Since «marriage for all» came into force on 1 July 2022, female couples in Switzerland have been able to marry – yet a gap remains in legal parenthood that many rainbow families feel in everyday life. Under current law, the wife of the birth mother counts as the second parent from the moment of birth only if the child was conceived in Switzerland with a regulated sperm donation that meets the requirements of the Reproductive Medicine Act. In that case, the second mother appears on the birth certificate automatically. In other situations she does not – and that is precisely where the reform debate begins.

In practice this means that if the child was conceived through a private sperm donation, through a sperm bank abroad, or by other routes, the legal relationship with the non-birth mother is not established automatically. She has to go through stepchild adoption – a procedure that takes time, is handled differently from canton to canton, and creates a legal limbo until it is completed. During that period only one parent is legally secured, even though two people share responsibility for the child day to day. In cases of illness, separation, death, travel or dealings with the authorities, this can have real consequences – for the parents, but above all for the child.

That Swiss filiation law no longer fits every contemporary family form is officially acknowledged.
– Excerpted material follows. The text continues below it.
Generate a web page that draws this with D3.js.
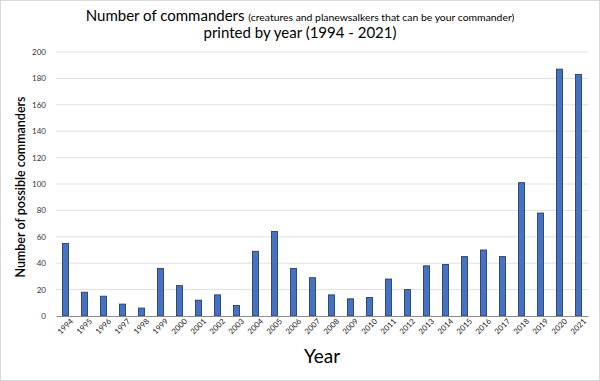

In 2019 the Federal Office of Justice set up an interdisciplinary expert group to examine whether the current law on descent and inheritance still matches today's realities of life. Its report identified a clear need for reform: single-parent families, unmarried couples, blended families and rainbow families are largely absent from, or inadequately addressed by, the existing law. The Federal Council took note of the report at the end of 2021 and launched work on modernising family law.

Parliament has taken up the issue several times as well. Motion 22.3235 «Contemporary filiation law», submitted by Councillor of States Andrea Caroni, instructed the Federal Council to draw up concrete revision proposals in several areas – including the challenge of the presumption of paternity, the regulation of private sperm donation, and a statutory right of the child to know its own descent. In parallel, further parliamentary initiatives aimed to recognise parenthood for married same-sex couples from birth even where the child was not conceived via a domestic sperm bank. The precise status and wording of each item can be consulted through Curia Vista, Parliament's official business database.

The Federal Council took a first concrete step on 12 September 2025, adopting a dispatch (Botschaft) to Parliament for an amendment to the Civil Code that would make stepchild adoption easier in certain cases. Children who have lived from birth with their legal parent and the intended parent should be able to be adopted more quickly. That eases the burden, but it does not replace automatic recognition from birth in all cases. The parliamentary path has not been smooth: the National Council first backed the simplified stepchild adoption, but the Council of States referred the proposal back to the Federal Council. It wants the matter folded into the broader reform of filiation law and reproductive-medicine law – not least in view of the child's right to know its own descent. A swift solution therefore remains open for now.

Queer Switzerland follows the reform of filiation law as a national dossier and will update this piece as the state of the legislation changes. For the binding, official status, see the Federal Office of Justice page on «Parenthood and descent» and Curia Vista. This article is informational context and does not replace legal advice; for a specific family situation, individual counsel is worthwhile. Support and up-to-date information are available from the umbrella organisation for rainbow families and from Switzerland's LGBTIQ organisations, among others.